I’ve also always been on “Team Sara,” but Tegan has become um, exceptionally attractive. Of the two twins, she is also the less reserved one. I think I related to Sara more because I feel like we are more similar as people. Obviously, this is just guesswork since I don’t know them. Unfortunately.
If you were wondering about the shirt Tegan has on (“Sara made me do it”), it was made by a fan, Teks. :)

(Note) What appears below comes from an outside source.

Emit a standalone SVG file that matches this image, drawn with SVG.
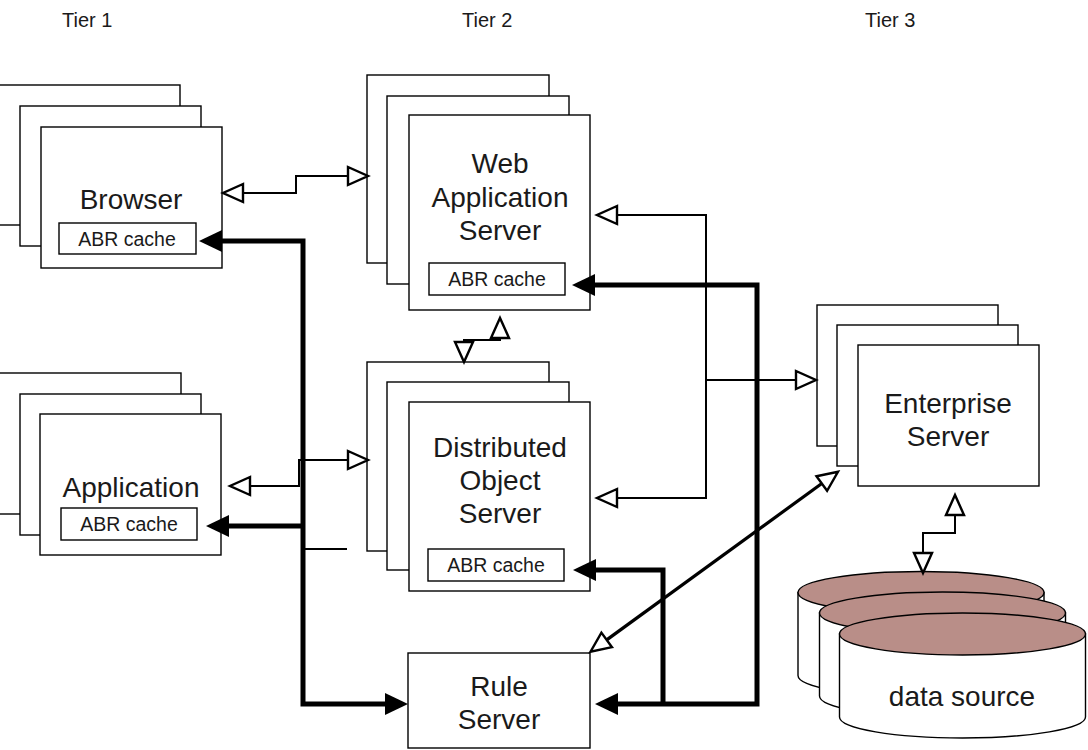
<svg xmlns="http://www.w3.org/2000/svg" width="1088" height="750" viewBox="0 0 1088 750">
<style>
  .box { fill: #fff; stroke: #000; stroke-width: 1.4; }
  .lbl { font-family: "Liberation Sans", Arial, sans-serif; font-size: 28px; fill: #1a1a1a; text-anchor: middle; }
  .small { font-family: "Liberation Sans", Arial, sans-serif; font-size: 19.5px; fill: #1a1a1a; text-anchor: middle; }
  .tier { font-family: "Liberation Sans", Arial, sans-serif; font-size: 20px; fill: #1a1a1a; }
  .thin { fill: none; stroke: #000; stroke-width: 2; }
  .thick { fill: none; stroke: #000; stroke-width: 5; }
  .diag { fill: none; stroke: #000; stroke-width: 3.2; }
  .hol { marker-start: url(#hollow); marker-end: url(#hollow); }
  .db-body { fill: #fff; stroke: #000; stroke-width: 1.4; }
  .db-top { fill: #b98e88; stroke: #000; stroke-width: 1.4; }
</style>
<defs>
  <marker id="hollow" markerUnits="userSpaceOnUse" markerWidth="24" markerHeight="22" refX="1" refY="11" orient="auto-start-reverse" overflow="visible">
    <path d="M1,2 L21,11 L1,20 Z" fill="#fff" stroke="#000" stroke-width="2.4"/>
  </marker>
  <marker id="solid" markerUnits="userSpaceOnUse" markerWidth="24" markerHeight="22" refX="0" refY="11" orient="auto-start-reverse" overflow="visible">
    <path d="M0,0 L23,11 L0,22 Z" fill="#000"/>
  </marker>
</defs>
<rect width="1088" height="750" fill="#fff"/>

<g id="tiers">
  <text class="tier" x="62" y="27">Tier 1</text>
  <text class="tier" x="462" y="27">Tier 2</text>
  <text class="tier" x="865" y="27">Tier 3</text>
</g>

<g id="browser">
  <rect class="box" x="-1" y="85" width="181" height="140"/>
  <rect class="box" x="20" y="106" width="181" height="140"/>
  <rect class="box" x="41" y="127" width="181" height="141"/>
  <text class="lbl" x="131" y="209">Browser</text>
  <rect class="box" x="59" y="223" width="137" height="31"/>
  <text class="small" x="127" y="246">ABR cache</text>
</g>

<g id="application">
  <rect class="box" x="-1" y="373" width="182" height="141"/>
  <rect class="box" x="20" y="394" width="181" height="141"/>
  <rect class="box" x="40" y="414" width="181" height="141"/>
  <text class="lbl" x="131" y="497">Application</text>
  <rect class="box" x="61" y="508" width="136" height="32"/>
  <text class="small" x="129" y="531">ABR cache</text>
</g>

<g id="web-application-server">
  <rect class="box" x="367" y="75" width="182" height="188"/>
  <rect class="box" x="387" y="96" width="182" height="188"/>
  <rect class="box" x="409" y="115" width="181" height="195"/>
  <text class="lbl" x="500" y="173">Web</text>
  <text class="lbl" x="500" y="207">Application</text>
  <text class="lbl" x="500" y="240">Server</text>
  <rect class="box" x="429" y="263" width="136" height="32"/>
  <text class="small" x="497" y="286">ABR cache</text>
</g>

<g id="distributed-object-server">
  <rect class="box" x="367" y="362" width="182" height="189"/>
  <rect class="box" x="387" y="382" width="182" height="188"/>
  <rect class="box" x="409" y="402" width="181" height="189"/>
  <text class="lbl" x="500" y="457">Distributed</text>
  <text class="lbl" x="500" y="490">Object</text>
  <text class="lbl" x="500" y="523">Server</text>
  <rect class="box" x="428" y="549" width="136" height="32"/>
  <text class="small" x="496" y="572">ABR cache</text>
</g>

<g id="rule-server">
  <rect class="box" x="408" y="653" width="182" height="95"/>
  <text class="lbl" x="499" y="696">Rule</text>
  <text class="lbl" x="499" y="729">Server</text>
</g>

<g id="enterprise-server">
  <rect class="box" x="817" y="305" width="181" height="141"/>
  <rect class="box" x="837" y="325" width="181" height="141"/>
  <rect class="box" x="858" y="345" width="181" height="141"/>
  <text class="lbl" x="948" y="413">Enterprise</text>
  <text class="lbl" x="948" y="446">Server</text>
</g>

<g id="data-source">
  <path class="db-body" d="M798,592.5 L798,675.5 A123,21 0 0 0 1044,675.5 L1044,592.5 Z"/>
  <ellipse class="db-top" cx="921" cy="592.5" rx="123" ry="21"/>
  <path class="db-body" d="M819.5,613 L819.5,696 A123,21 0 0 0 1065.5,696 L1065.5,613 Z"/>
  <ellipse class="db-top" cx="942.5" cy="613" rx="123" ry="21"/>
  <path class="db-body" d="M839.5,634 L839.5,717 A123,21 0 0 0 1085.5,717 L1085.5,634 Z"/>
  <ellipse class="db-top" cx="962.5" cy="634" rx="123" ry="21"/>
  <text class="lbl" x="962" y="706">data source</text>
</g>

<g id="connectors">
  <!-- thin hollow-arrow connectors -->
  <path class="thin hol" d="M243,193 L296,193 L296,176 L348,176"/>
  <path class="thin hol" d="M250,486 L299,486 L299,460 L348,460"/>
  <path class="thin hol" d="M464,342 L464,340 L500,340 L500,338"/>
  <path class="thin hol" d="M617,215 L706,215 L706,498 L617,498"/>
  <path class="thin" d="M706,380 L796,380" marker-end="url(#hollow)"/>
  <path class="thin hol" d="M955,515 L955,533 L923,533 L923,553"/>
  <path class="diag hol" d="M606.7,639.9 L821.8,483.5"/>
  <path class="thin" d="M303,549 L347,549"/>
  <!-- thick solid-arrow connectors -->
  <path class="thick" d="M222,241 L303,241 L303,704 L385,704" marker-start="url(#solid)" marker-end="url(#solid)"/>
  <path class="thick" d="M229,526 L303,526" marker-start="url(#solid)"/>
  <path class="thick" d="M595,285 L757,285 L757,704 L618,704" marker-start="url(#solid)" marker-end="url(#solid)"/>
  <path class="thick" d="M596,570 L663,570 L663,704" marker-start="url(#solid)"/>
</g>
</svg>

I’ll be honest: the concert wasn’t deeply emotional for me. I think I was too busy being a fangirl and screaming my head off whenever they would play old songs that I loved and didn’t think I would hear them play live, ever. One pro to artists taking so long to play here is that they feel sorry for us that they compensate by playing old favorites. What I mean is, it wasn’t a cryfest, but I went through a lot of feelings, too. Kind of like opening up a box from high school you tucked away somewhere and rifling through things you’d forgotten you felt and wrote and did.
We stayed on Tegan’s side, so it was tons easier taking photos of her. It was pretty fun to see how their music progressed when they’d switch gears and leave their keyboards to play on guitars whenever they get ready to play old songs.
You know what’s incredible? There was never a lull in the audience sing-along. Every minute of each performance, there was a great deal of people singing along. A crowd even led the first verse of “Call It Off” when Tegan didn’t start singing after the first round of chords.
The setlist was pretty much the same throughout the European leg, too, though. When they played in Singapore a few months ago, they had a medley of old songs.
- Drove Me Wild
- Goodbye, Goodbye
- Back in Your Head
- The Con
- Walking With a Ghost
- I Couldn’t Be Your Friend
- Now I’m All Messed Up
- I Was a Fool
- Sentimental Tune
- Where Does the Good Go?
- You Wouldn’t Like Me
- Love They Say
- Shock to Your System
- How Come You Don’t Want Me
- Feel it in My Bones
- Call It Off
- Living Room
At the end of the show, a small group from the super intense fan group, Tegan and Sara Philippines, gathered together by chance, and I took a photo. :)
It’s a little silly to say things like “When I grow up, I want to be just like them,” because for as far as everyone and the law is concerned, I am a grown up. I am twenty-five years old, and yet. Seeing them—both during performing and outside of it, on interviews and in posts—made me feel like there was still so much to aspire to as a creative person, and as a human being.
I’m not the biggest fan by any means (I’ve seen what the super fans are capable of, lol), but even then, when the night died down and ended with me having a late dinner with my friends, I felt a pang of actual missing and sadness at the realization that they’re gone and that it was over. It was an awesome night, and I hope that my memories stay intact and that my heart lets me relive the night all over again.
It was a pretty special night and I’m just over the moon that I even got to go, even if I lost my voice and can’t sing away my post-concert depression.